Tenho falado com Meena, a violoncelista, e com a jovem afegã que ilustrou o livro quase toda semana. A ilustradora ainda vive no Afeganistão, sob o domínio do Talibã, por isso assina a obra usando apenas as iniciais de seu nome. Espero que ela possa deixar o país em breve e em segurança e ter finalmente o reconhecimento que merece por sua arte. Mas essa esperança vem se enfraquecendo dia a dia com a demora e os obstáculos inimagináveis que ela e o marido enfrentam para obter um visto e poder criar o filho pequeno longe da violência. 

Quando o Talibã reocupou o poder central no Afeganistão, em agosto de 2021, Meena estava em Cabul. Ela havia recebido a notícia de que havia sido aceita para estudar em uma universidade em Michigan, nos EUA. Uma semana depois, o Talibã estava de volta e ela já não podia deixar o país. Chorei ao perceber o desespero dela. Um mês depois, ela conseguiu fugir e hoje vive na cidade americana.
 
Já Shamsia estava fora do país quando os extremistas reocuparam o poder e não pôde voltar para casa. Ela viajava a trabalho, atendendo a um dos diversos convites que recebe para expor sua arte em todo o mundo. Sadaf vive na Espanha desde 2016, quando viajou ao país europeu para a estreia de um filme sobre boxe feminino e pediu asilo.

 

Por fim, como seria um mundo finalmente justo para mulheres e meninas, independente de sua cultura, crença ou tradição? 
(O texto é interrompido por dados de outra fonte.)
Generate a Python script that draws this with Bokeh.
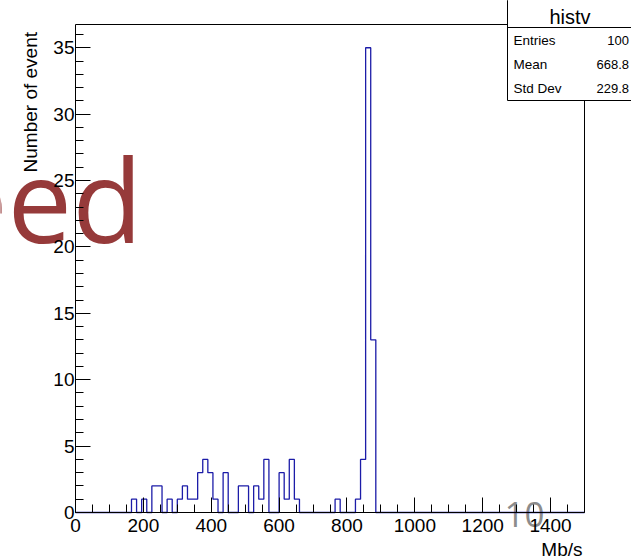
import math
import numpy as np
from bokeh.plotting import figure
from bokeh.models import Range1d, FixedTicker, Label, BoxAnnotation, LinearAxis
from bokeh.embed import file_html
from bokeh.resources import INLINE

# ---------------- data ----------------
x_lo, x_hi, n_bins = 0, 1500, 100
counts = [
    0, 0, 0, 0, 0, 0, 0, 0, 0, 0,
    0, 1, 0, 1, 0, 2, 2, 0, 1, 0,
    1, 2, 1, 1, 3, 4, 3, 1, 0, 3,
    0, 0, 2, 2, 0, 2, 1, 4, 0, 0,
    3, 1, 4, 1, 0, 0, 0, 0, 0, 0,
    0, 1, 0, 0, 0, 1, 4, 35, 13, 0,
    0, 0, 0, 0, 0, 0, 0, 0, 0, 0,
    0, 0, 0, 0, 0, 0, 0, 0, 0, 0,
    0, 0, 0, 0, 0, 0, 0, 0, 0, 0,
    0, 0, 0, 0, 0, 0, 0, 0, 0, 0,
]
y_max = 36.75
x_ticks = [0, 200, 400, 600, 800, 1000, 1200, 1400]
x_minor = list(range(0, 1501, 50))
y_ticks = [0, 5, 10, 15, 20, 25, 30, 35]
y_minor = list(range(0, 37, 1))
hist_name = "histv"
stat_names = ["Entries", "Mean", "Std Dev"]
stat_values = ["100", "668.8", "229.8"]
x_title = "Mb/s"
y_title = "Number of event"
overlay_word = "eed"
page_number = "10"

# ---------------- layout ----------------
W, H = 631, 559
FX0, FX1, FY0, FY1 = 75, 584, 24, 512     # pixel box of the histogram frame
FONT = "Liberation Sans"

sx = (FX1 - FX0) / (x_hi - x_lo)
sy = (FY1 - FY0) / y_max
xr = Range1d(x_lo - FX0 / sx, x_hi + (W - FX1) / sx)
yr = Range1d(0 - (H - FY1) / sy, y_max + FY0 / sy)

def dx(px):
    return x_lo + (px - FX0) / sx

def dy(py):
    return (FY1 - py) / sy

p = figure(width=W, height=H, x_range=xr, y_range=yr,
           output_backend="svg", toolbar_location=None,
           min_border=0, min_border_left=0, min_border_right=0,
           min_border_top=0, min_border_bottom=0)
p.grid.visible = False
p.background_fill_color = "white"
p.border_fill_color = "white"
p.outline_line_color = None

xa = p.xaxis[0]
ya = p.yaxis[0]
xa.fixed_location = 0
xa.bounds = (x_lo, x_hi)
ya.fixed_location = x_lo
ya.bounds = (0, y_max)

for ax, ticks, minor in ((xa, x_ticks, x_minor), (ya, y_ticks, y_minor)):
    ax.ticker = FixedTicker(ticks=ticks, minor_ticks=minor)
    ax.major_tick_in = 15
    ax.major_tick_out = 0
    ax.minor_tick_in = 8
    ax.minor_tick_out = 0
    ax.axis_line_color = "black"
    ax.major_tick_line_color = "black"
    ax.minor_tick_line_color = "black"
    ax.major_label_text_font = FONT
    ax.major_label_text_font_size = "19px"
    ax.major_label_text_color = "black"
xa.major_label_standoff = 6
ya.major_label_standoff = 1

# top and right edges of the frame (axes without ticks)
top_ax = LinearAxis(fixed_location=y_max, bounds=(x_lo, x_hi),
                    ticker=FixedTicker(ticks=[], minor_ticks=[]),
                    axis_line_color="black", major_label_text_font_size="0px")
right_ax = LinearAxis(fixed_location=x_hi, bounds=(0, y_max),
                      ticker=FixedTicker(ticks=[], minor_ticks=[]),
                      axis_line_color="black", major_label_text_font_size="0px")
p.add_layout(top_ax, "above")
p.add_layout(right_ax, "right")

# histogram
edges = np.linspace(x_lo, x_hi, n_bins + 1)
ys = list(counts) + [counts[-1]]
p.step(edges, ys, mode="after", line_color="#1c1ca8", line_width=1.3)

# overlays (under axes)
p.add_layout(Label(x=dx(142), y=dy(198), text=overlay_word, text_align="right",
                   text_baseline="middle", text_font="Open Sans",
                   text_font_size="115px", text_color="#963a3a", level="underlay"))
p.add_layout(Label(x=dx(504), y=dy(514), text=page_number, text_align="left",
                   text_baseline="middle", text_font="Open Sans",
                   text_font_size="35px", text_color="#8c8c8c", level="underlay"))

# axis titles
p.add_layout(Label(x=dx(30), y=dy(31.5), text=y_title, angle=math.pi / 2,
                   text_align="right", text_baseline="middle",
                   text_font=FONT, text_font_size="19px", text_color="black"))
p.add_layout(Label(x=dx(582), y=dy(548.5), text=x_title, text_align="right",
                   text_baseline="middle",
                   text_font=FONT, text_font_size="19px", text_color="black"))

# stats box
p.add_layout(BoxAnnotation(left=dx(507), right=dx(645), top=dy(-10), bottom=dy(100),
                           fill_color="white", fill_alpha=1, line_color="black",
                           line_width=1, line_alpha=1))
p.add_layout(BoxAnnotation(left=dx(507), right=dx(645), top=dy(-10), bottom=dy(27),
                           fill_alpha=0, line_color="black", line_width=1, line_alpha=1))
p.add_layout(Label(x=dx(569.5), y=dy(16), text=hist_name, text_align="center",
                   text_baseline="middle", text_font=FONT,
                   text_font_size="20px", text_color="black"))
for i, (nm, vl) in enumerate(zip(stat_names, stat_values)):
    yy = dy(40 + 24.2 * i)
    p.add_layout(Label(x=dx(513), y=yy, text=nm, text_align="left", text_baseline="middle",
                       text_font=FONT, text_font_size="13.5px", text_color="black"))
    p.add_layout(Label(x=dx(628.5), y=yy, text=vl, text_align="right", text_baseline="middle",
                       text_font=FONT, text_font_size="13px", text_color="black"))

open("out.html", "w").write(file_html(p, INLINE))
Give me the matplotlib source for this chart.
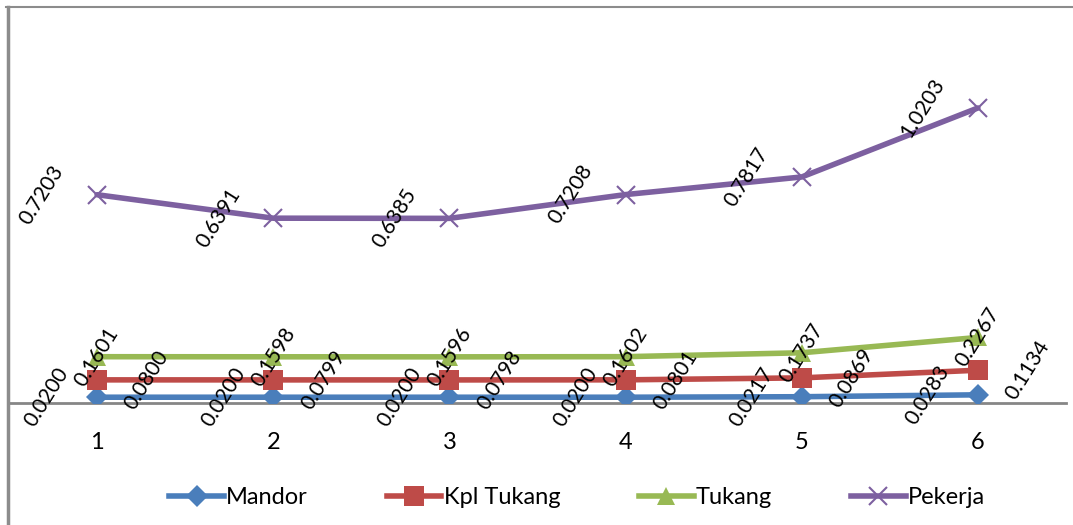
import matplotlib
matplotlib.use('Agg')
import matplotlib.pyplot as plt
from matplotlib.lines import Line2D

categories = ['1', '2', '3', '4', '5', '6']
mandor = [0.0200, 0.0200, 0.0200, 0.0200, 0.0217, 0.0283]
kpl_tukang = [0.0800, 0.0799, 0.0798, 0.0801, 0.0869, 0.1134]
tukang = [0.1601, 0.1598, 0.1596, 0.1602, 0.1737, 0.2267]
pekerja = [0.7203, 0.6391, 0.6385, 0.7208, 0.7817, 1.0203]

plt.rcParams['font.family'] = ['Lato', 'DejaVu Sans']

fig = plt.figure(figsize=(10.73, 5.25), dpi=100)
ax = fig.add_axes([9 / 1073, 122 / 525, 1057 / 1073, 347 / 525])

x = list(range(1, len(categories) + 1))
# name, values, colour, marker, marker size, label x offset (px)
series = [
    ('Mandor', mandor, '#4a7ebb', 'D', 11, -50),
    ('Kpl Tukang', kpl_tukang, '#be4b48', 's', 14, 50),
    ('Tukang', tukang, '#98b954', '^', 13, 0),
    ('Pekerja', pekerja, '#7d60a0', 'x', 13, -55),
]

for name, vals, col, mk, ms, dx in series:
    ax.plot(x, vals, color=col, lw=4, marker=mk, markersize=ms,
            markeredgewidth=1.5 if mk == 'x' else 0, markeredgecolor=col,
            label=name, solid_capstyle='round', zorder=3)
    for xi, v in zip(x, vals):
        ax.annotate('%.4f' % v, (xi, v), xytext=(dx * 0.72, 0),
                    textcoords='offset points', rotation=58,
                    ha='center', va='center', fontsize=15, zorder=4)

ax.set_xlim(0.5, 6.5)
ax.set_ylim(0, 1.2)
ax.set_xticks(x)
ax.set_xticklabels(categories, fontsize=17)
ax.tick_params(axis='x', length=0, pad=21)
ax.set_yticks([])
for s in ['top', 'right', 'left']:
    ax.spines[s].set_visible(False)
ax.spines['bottom'].set_color('#868686')
ax.spines['bottom'].set_linewidth(2)

handles = [Line2D([], [], color=c, lw=4, marker=m, markersize=ms,
                  markeredgewidth=1.5 if m == 'x' else 0, markeredgecolor=c)
           for _, _, c, m, ms, _ in series]
fig.legend(handles, [s[0] for s in series], loc='center',
           bbox_to_anchor=(0.538, 1 - 498 / 525), ncol=4, frameon=False,
           fontsize=17, handlelength=2.3, handletextpad=0.1,
           columnspacing=3.35)

# chart border (left and top edges visible)
fig.add_artist(Line2D([7.5 / 1073, 7.5 / 1073], [0, 1 - 7 / 525],
                      transform=fig.transFigure, color='#8c8c8c', lw=2.5))
fig.add_artist(Line2D([6 / 1073, 1], [1 - 7 / 525, 1 - 7 / 525],
                      transform=fig.transFigure, color='#8c8c8c', lw=1.5))

fig.savefig('out.png', dpi=100)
Um mundo em que elas tivessem o direito de fazer suas próprias escolhas. Quando visitei a advogada iraniana Shirin Ebadi, ganhadora do Nobel da Paz, em sua casa em Teerã, ela tinha o cabelo e parte do rosto cobertos quando abriu a porta. Perguntei a ela por que usava o hijab (véu islâmico, que o regime dos aiatolás tornou obrigatório), uma vez que entre as demandas das mulheres iranianas estava o fim de tal obrigação. Ela me disse: “Porque não luto para não usar o véu. Luto pelo direito de escolher, ainda que eu escolha usá-lo”. 

Acho que o direito de escolha abarca as diferentes demandas das mulheres em todo o mundo. Mas, para que isso se torne realidade, é preciso que a educação de meninas e o acesso delas à informação sejam universais, porque só o conhecimento amplia as nossas possibilidades, caminhos e opções, e nos permite fazer as melhores escolhas.